Here are two variants good and bad of an example program, where both seem to produce "correct" output using the current Go runtime:

package main

import (
    "flag"
    "fmt"
    "math/rand"
    "time"
)

var bogus = flag.Bool("bogus", false, "use bogus code")

func pause() {
    time.Sleep(time.Duration(rand.Uint32()%100) * time.Millisecond)
}

func bad() {
    stop := time.After(100 * time.Millisecond)
    var name string

    // start some producers doing concurrent writes (DANGER!)
    for i := 0; i < 10; i++ {
        go func(i int) {
            pause()
            name = fmt.Sprintf("name = %d", i)
        }(i)
    }

    // start consumer that shows the current value every 10ms
    go func() {
        tick := time.Tick(10 * time.Millisecond)
        for {
            select {
            case <-stop:
                return
            case <-tick:
                fmt.Println("read:", name)
            }
        }
    }()

    <-stop
}

func good() {
    stop := time.After(100 * time.Millisecond)
    names := make(chan string, 10)

    // start some producers concurrently writing to a channel (GOOD!)
    for i := 0; i < 10; i++ {
        go func(i int) {
            pause()
            names <- fmt.Sprintf("name = %d", i)
        }(i)
    }

    // start consumer that shows the current value every 10ms
    go func() {
        tick := time.Tick(10 * time.Millisecond)
        var name string
        for {
            select {
            case name = <-names:
            case <-stop:
                return
            case <-tick:
                fmt.Println("read:", name)
            }
        }
    }()

    <-stop
}

func main() {
    flag.Parse()
    if *bogus {
        bad()
    } else {
        good()
    }
}

The expected output is as follows:

...
read: name = 3
read: name = 3
read: name = 5
read: name = 4
...

Any combination of read: and read: name=[0-9] is correct output for this program. Receiving any other string as output would be an error.

When running this program with go run --race bogus.go it is safe.

However, go run --race bogus.go -bogus warns of the concurrent reads and writes.

For map types and when appending to slices I always need a mutex or a similar method of protection to avoid segfaults or unexpected behavior. However, reading and writing literals (atomic values) to variables or field values seems to be safe.

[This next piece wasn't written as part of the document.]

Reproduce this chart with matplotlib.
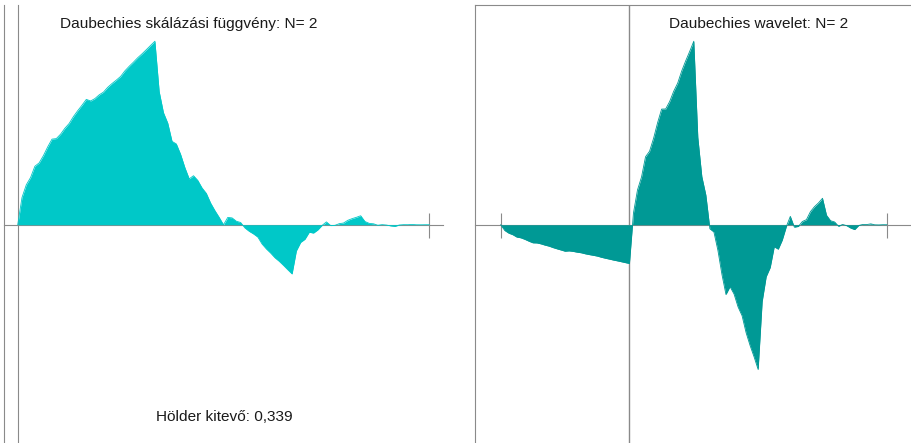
import numpy as np
import matplotlib.pyplot as plt

plt.rcParams['font.family'] = ['Liberation Sans', 'DejaVu Sans']

# D4 scaling function sampled every 1/32 on [0, 3]
phi_x = np.arange(97) / 32
phi_y = [0, 0.2031, 0.2973, 0.3517, 0.4353, 0.4605, 0.5149, 0.5800, 0.6373, 0.6412, 0.6742, 0.7180, 0.7539, 0.8054, 0.8492, 0.8900,
         0.9330, 0.9213, 0.9388, 0.9668, 0.9871, 1.0231, 1.0512, 1.0765, 1.1038, 1.1454, 1.1792, 1.2102, 1.2433, 1.2721, 1.3031, 1.3349,
         1.3660, 0.9911, 0.8340, 0.7563, 0.6205, 0.6013, 0.5237, 0.4248, 0.3415, 0.3649, 0.3301, 0.2738, 0.2333, 0.1615, 0.1052, 0.0547,
         0, 0.0547, 0.0510, 0.0261, 0.0168, -0.0239, -0.0489, -0.0682, -0.0915, -0.1435, -0.1799, -0.2106, -0.2456, -0.2720, -0.3027, -0.3350,
         -0.3660, -0.1942, -0.1313, -0.1080, -0.0558, -0.0618, -0.0386, -0.0048, 0.0212, -0.0061, -0.0043, 0.0082, 0.0128, 0.0331, 0.0456, 0.0553,
         0.0670, 0.0240, 0.0102, 0.0071, -0.0039, 0.0008, -0.0023, -0.0083, -0.0123, -0.0019, 0.0007, 0.0004, 0.0023, -0.0001, -0.0004, 0.0001,
         0]

# D4 wavelet sampled every 1/32 on [-1, 2]
psi_x = np.arange(-32, 65) / 32
psi_y = [0, -0.0544, -0.0797, -0.0942, -0.1166, -0.1234, -0.1380, -0.1554, -0.1707, -0.1718, -0.1806, -0.1924, -0.2020, -0.2158, -0.2275, -0.2385,
         -0.2500, -0.2468, -0.2516, -0.2590, -0.2645, -0.2741, -0.2817, -0.2885, -0.2958, -0.3069, -0.3160, -0.3243, -0.3332, -0.3409, -0.3492, -0.3577,
         -0.3660, 0.1113, 0.3285, 0.4502, 0.6417, 0.6938, 0.8156, 0.9630, 1.0914, 1.0925, 1.1631, 1.2595, 1.3371, 1.4519, 1.5483, 1.6377,
         1.7320, 0.8251, 0.4545, 0.2800, -0.0380, -0.0686, -0.2430, -0.4700, -0.6584, -0.5841, -0.6531, -0.7751, -0.8582, -1.0184, -1.1404, -1.2480,
         -1.3660, -0.7249, -0.4898, -0.4034, -0.2081, -0.2306, -0.1442, -0.0180, 0.0793, -0.0227, -0.0161, 0.0307, 0.0479, 0.1237, 0.1704, 0.2062,
         0.2500, 0.0897, 0.0381, 0.0264, -0.0145, 0.0029, -0.0087, -0.0311, -0.0458, -0.0070, 0.0027, 0.0016, 0.0084, -0.0005, -0.0016, 0.0003,
         0]

N = 2
holder = '0,339'

line_col = '#8a8a8a'
txt_col = '#1a1a1a'
fs = 11.1

fig = plt.figure(figsize=(9.11, 4.43), dpi=100)

# left: scaling function
ax1 = fig.add_axes([4 / 911, -2 / 443, 439 / 911, 440.5 / 443])
ax1.fill_between(phi_x, 0, phi_y, color='#00c8c8', lw=0, zorder=3)
ax1.plot(phi_x, phi_y, color='#00c8c8', lw=0.6, zorder=3)
ax1.set_xlim(-0.1, 3.1)
ax1.set_ylim(-1.2 * max(phi_y), 1.2 * max(phi_y))
for s in ['top', 'right', 'left', 'bottom']:
    ax1.spines[s].set_color(line_col)
ax1.spines['top'].set_visible(False)
ax1.spines['bottom'].set_position(('data', 0))
ax1.spines['left'].set_position(('data', 0))
ax1.spines['right'].set_position(('axes', 0))
ax1.set_xticks([3])
ax1.set_yticks([])
ax1.tick_params(axis='x', direction='inout', length=18, color=line_col, labelbottom=False)
ax1.text(0.421, 0.9466, 'Daubechies skálázási függvény: N= %d' % N, transform=ax1.transAxes,
         ha='center', va='baseline', fontsize=fs, color=txt_col)
ax1.text(0.501, 0.0545, 'Hölder kitevő: ' + holder, transform=ax1.transAxes,
         ha='center', va='baseline', fontsize=fs, color=txt_col)

# right: wavelet
ax2 = fig.add_axes([475 / 911, -2 / 443, 437.6 / 911, 440.5 / 443])
ax2.fill_between(psi_x, 0, psi_y, color='#009995', lw=0, zorder=3)
ax2.plot(psi_x, psi_y, color='#009995', lw=0.6, zorder=3)
ax2.axvline(0, color=line_col, lw=1, zorder=2)
ax2.set_xlim(-1.2, 2.2)
ax2.set_ylim(-1.2 * max(psi_y), 1.2 * max(psi_y))
for s in ['top', 'right', 'left', 'bottom']:
    ax2.spines[s].set_color(line_col)
ax2.spines['right'].set_visible(False)
ax2.spines['bottom'].set_position(('data', 0))
ax2.set_xticks([-1, 2])
ax2.set_yticks([])
ax2.tick_params(axis='x', direction='inout', length=18, color=line_col, labelbottom=False)
ax2.text(0.649, 0.9466, 'Daubechies wavelet: N= %d' % N, transform=ax2.transAxes,
         ha='center', va='baseline', fontsize=fs, color=txt_col)

plt.savefig('out.png', dpi=100)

Question: Which Go data types can I safely read and safely write concurrently without a mutext and without producing segfaults and without reading garbage from memory?

Please explain why something is safe or unsafe in Go in your answer.

Update: I rewrote the example to better reflect the original code, where I had the the concurrent writes issue. The important leanings are already in the comments. I will accept an answer that summarizes these learnings with enough detail (esp. on the Go-runtime).


Solution

  • However, in some cases I am just interested in the latest value of a variable or field of an object.

    Here is the fundamental problem: What does the word "latest" mean?

    Suppoose that, mathematically speaking, we have a sequence of values Xi, with 0 <= i < N. Then obviously Xj is "later than" Xi if j > i. That's a nice simple definition of "latest" and is probably the one you want.

    But when two separate CPUs within a single machine—including two goroutines in a Go program—are working at the same time, time itself loses meaning. We cannot say whether i < j, i == j, or i > j. So there is no correct definition for the word latest.

    To solve this kind of problem, modern CPU hardware, and Go as a programming language, gives us certain synchronization primitives. If CPUs A and B execute memory fence instructions, or synchronization instructions, or use whatever other hardware provisions exist, the CPUs (and/or some external hardware) will insert whatever is required for the notion of "time" to regain its meaning. That is, if the CPU uses barrier instructions, we can say that a memory load or store that was executed before the barrier is a "before" and a memory load or store that is executed after the barrier is an "after".

    (The actual implementation, in some modern hardware, consists of load and store buffers that can rearrange the order in which loads and stores go to memory. The barrier instruction either synchronizes the buffers, or places an actual barrier in them, so that loads and stores cannot move across the barrier. This particular concrete implementation gives an easy way to think about the problem, but isn't complete: you should think of time as simply not existing outside the hardware-provided synchronization, i.e., all loads from, and stores to, some location are happening simultaneously, rather than in some sequential order, except for these barriers.)

    In any case, Go's sync package gives you a simple high level access method to these kinds of barriers. Compiled code that executes before a mutex Lock call really does complete before the lock function returns, and the code that executes after the call really does not start until after the lock function returns.

    Go's channels provide the same kinds of before/after time guarantees.

    Go's sync/atomic package provides much lower level guarantees. In general you should avoid this in favor of the higher level channel or sync.Mutex style guarantees. (Edit to add note: You could use sync/atomic's Pointer operations here, but not with the string type directly, as Go strings are actually implemented as a header containing two separate values: a pointer, and a length. You could solve this with another layer of indirection, by updating a pointer that points to the string object. But before you even consider doing that, you should benchmark the use of the language's preferred methods and verify that these are a problem, because code that works at the sync/atomic level is hard to write and hard to debug.)